Для них это была настоящая трагедия. Помню, идет репетиция пьесы, в которой центральную роль играет актриса из тех, в ком Ленский разочаровался. Он на нее не глядит, только тяжко и нетерпеливо вздыхает, глаза у него «судачьи». Актриса, вся в пятнах, мечется по сцене, не находит образа, а Ленский не делает ей ни одного замечания. Я к нему: «Покажите же ей, она из себя выходит. Посмотрите, что с ней творится». — «Не могу, не могу я! — воскликнул Ленский: — это ведь дерево!» — «Но вы же режиссер — помогите». — «Идите, помогите вы — вы играли с Ермоловой, вы все помните, а я не могу».

И так и не помог исполнительнице. […]

Но если Ленский уверовал в кого-либо, видел, что тот растет, он внимательно следил за ним и не оставлял без указания ни одного движения, ни одной интонации, развивал жесты, мимику и во всем помогал ему. Так, со школьной скамьи Ленский уверовал в Пашенную, он много занимался с ней, находя, что из нее со временем получится подлинно трагедийная актриса. Когда она поступила в театр, он окружил ее заботливым вниманием, просил он и меня взять ее под свое покровительство и научить ее ряду мелочей, необходимых актрисе на сцене. В нее он верил до конца. И, когда он репетировал с теми, кого он чувствовал, он сам горел вдохновением и наэлектризовывал всех участников спектакля.

Ленский в каждом искал чего-нибудь нового и своеобразного. Помню, однажды, когда он ставил английскую пьесу «Хозяйка в доме», он дал мне, игравшей тогда молодые роли coquettes, роль старой леди, детьми которой были Рыбаков и Лешковская. Позвал меня к себе и говорит: «Дружочек мой, я никого не вижу, кроме вас; вы будете настоящей леди — сыграйте мне ее». — «Но, Александр Павлович, — возражаю я, — ведь это старуха. Я никогда их не играла и даже не могу себе представить, как их надо играть». — «Ничего, дружочек, ничего. Я двадцать лет тому назад начал играть Фамусова; покуда его обыграл, и сам стал стариком». — «Но я не хочу играть старух». — «Ну, для меня, голубчик, потешьте старика. У вас хорошо выйдет, да и я вам помогу».

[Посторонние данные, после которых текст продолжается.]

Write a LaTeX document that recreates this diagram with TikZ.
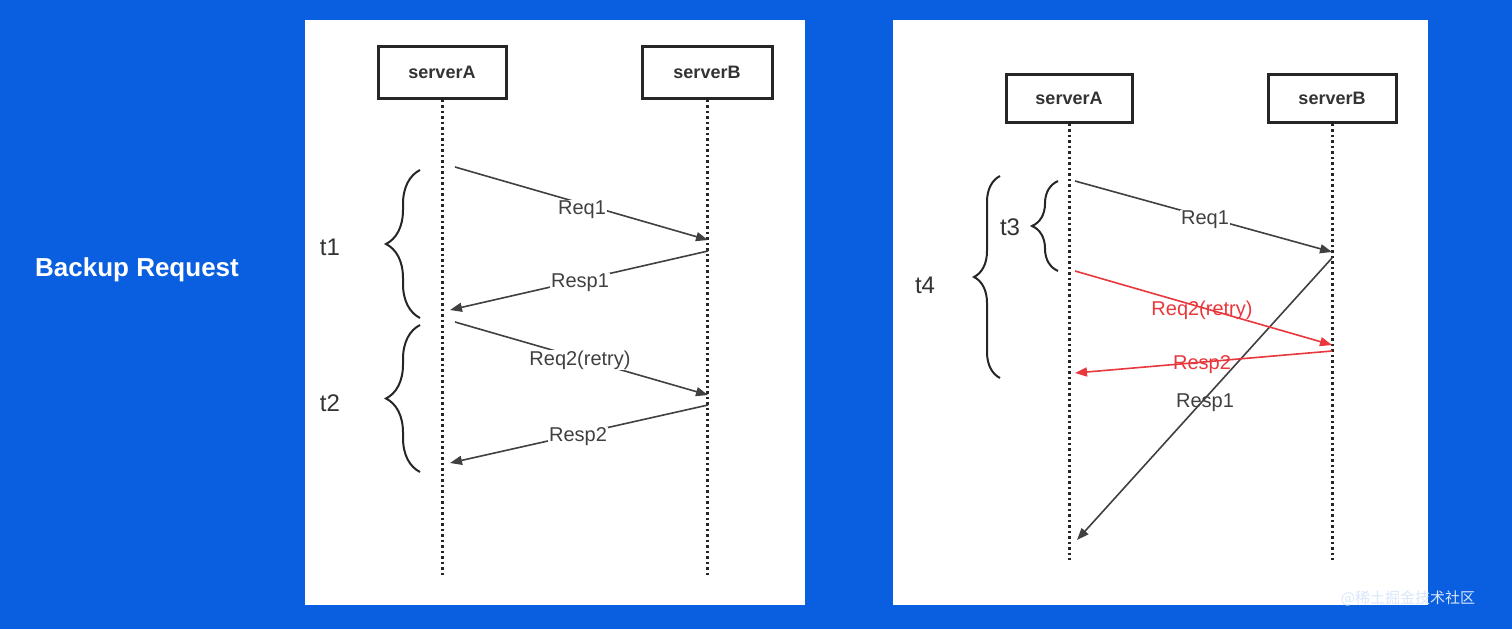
\documentclass[tikz,border=0pt]{standalone}
\usepackage{fontspec}
\setmainfont{Liberation Sans}
\newfontfamily\cjk{Noto Sans CJK SC}
\usetikzlibrary{arrows.meta,decorations.pathreplacing}
\definecolor{bg}{HTML}{0A5FE0}
\definecolor{rd}{HTML}{E8383D}
\begin{document}
\begin{tikzpicture}[x=1pt,y=-1pt,
  srv/.style={draw=black!85,line width=3pt,minimum width=#1,minimum height=52pt,font=\fontsize{18}{20}\selectfont\bfseries,text=black!80,inner sep=0pt},
  life/.style={line width=3pt,dash pattern=on 2.5pt off 3pt,black!85},
  msg/.style={line width=1.6pt,black!75,-{Triangle[length=12pt,width=9pt]}},
  rmsg/.style={line width=1.6pt,rd,-{Triangle[length=12pt,width=9pt]}},
  lbl/.style={font=\fontsize{20}{22}\selectfont,fill=white,inner sep=1pt,text=black!75},
  rlbl/.style={font=\fontsize{20}{22}\selectfont,fill=white,inner sep=1pt,text=rd},
  br/.style={decorate,decoration={brace,amplitude=#1},line width=2pt,black!85},
  tl/.style={font=\fontsize{24}{26}\selectfont,text=black!80}]
\fill[bg] (0,0) rectangle (1512,629);
\useasboundingbox (0,0) rectangle (1512,629);
\fill[white] (305,20) rectangle (805,605);
\fill[white] (893,20) rectangle (1428,605);
\node[font=\fontsize{26}{28}\selectfont\bfseries,text=white] (title) at (137,270) {Backup Request};
\node[font=\fontsize{15}{17}\selectfont\cjk,text=white!85!bg] (wm) at (1408,598) {@稀土掘金技术社区};
% left
\node[srv=128pt] (a1) at (442,72) {serverA};
\node[srv=130pt] (b1) at (707,72) {serverB};
\coordinate (a1e) at (442,575); \coordinate (b1e) at (707,575);
\draw[life] (a1.south) -- (a1e);
\draw[life] (b1.south) -- (b1e);
\coordinate (p1) at (455,167); \coordinate (p2) at (708,240);
\coordinate (p3) at (708,251); \coordinate (p4) at (450,310);
\coordinate (p5) at (455,322); \coordinate (p6) at (708,395);
\coordinate (p7) at (708,405); \coordinate (p8) at (450,463);
\draw[msg] (p1) -- (p2);
\node[lbl] (l1) at (582,210) {Req1};
\draw[msg] (p3) -- (p4);
\node[lbl] (l2) at (580,283) {Resp1};
\draw[msg] (p5) -- (p6);
\node[lbl] (l3) at (580,360) {Req2(retry)};
\draw[msg] (p7) -- (p8);
\node[lbl] (l4) at (578,437) {Resp2};
\draw[br=34pt] (420,318) -- (420,170);
\draw[br=34pt] (420,472) -- (420,325);
\node[tl] (t1) at (330,247) {t1};
\node[tl] (t2) at (330,403) {t2};
% right
\node[srv=126pt,minimum height=48pt] (a2) at (1069,98) {serverA};
\node[srv=128pt,minimum height=48pt] (b2) at (1332,98) {serverB};
\coordinate (a2e) at (1069,560); \coordinate (b2e) at (1332,560);
\draw[life] (a2.south) -- (a2e);
\draw[life] (b2.south) -- (b2e);
\coordinate (q1) at (1075,181); \coordinate (q2) at (1332,252);
\coordinate (q3) at (1075,271); \coordinate (q4) at (1332,345);
\coordinate (q5) at (1332,351); \coordinate (q6) at (1075,373);
\coordinate (q7) at (1332,258); \coordinate (q8) at (1077,540);
\draw[msg] (q7) -- (q8);
\node[lbl,fill=none] (m4) at (1205,403) {Resp1};
\draw[msg] (q1) -- (q2);
\node[lbl] (m1) at (1205,220) {Req1};
\draw[rmsg] (q3) -- (q4);
\node[rlbl,fill=none] (m2) at (1202,310) {Req2(retry)};
\draw[rmsg] (q5) -- (q6);
\node[rlbl,fill=none] (m3) at (1202,365) {Resp2};
\draw[br=26pt] (1058,271) -- (1058,181);
\draw[br=26pt] (1000,378) -- (1000,176);
\node[tl] (t3) at (1010,227) {t3};
\node[tl] (t4) at (925,285) {t4};
\end{tikzpicture}
\end{document}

На репетициях у меня не очень-то получалось. Пробовала я и хрипеть и шипеть, говорила сквозь зубы, старалась изменить свой звонкий молодой голос. Как будто и выходит старуха, но тут же сама чувствуешь, что «представляешь», а жизни, правды не получается. Ленский все успокаивает:

«Ничего, ничего — придет, все придет; только поменьше старайтесь».

Наступил спектакль. Приходит ко мне в уборную Александр Павлович.

«Ну-ка, дружочек, положите основной тон… Так! А теперь повернитесь ко мне».

Мазнул мне лицо два-три раза растушовкой, попудрил — «готово» — и убежал. Я обернулась к зеркалу, на меня смотрело совершенно старое лицо. «Так вот какой я буду в старости!» — подумала я. И не скрою — у меня навернулись слезы. Надела седой парик, и даже себе понравилась, и почувствовала себя совсем иной. В результате имела успех. Похвалила и пресса: «Совсем отошла от себя». После спектакля Ленский повел меня к себе и говорит:

«Ну, дружочек, вы хорошая, способная артистка, а когда перейдете на старух, — будете у нас второй Медведевой — ни у одной актрисы нет такого блестящего перехода, как у вас…»

И тут же после некоторой паузы предложил мне ряд ролей старух (Собачкину, Звездинцеву в «Плодах просвещения»). Но я решительно воспротивилась, так как не хотела еще переходить на другое амплуа.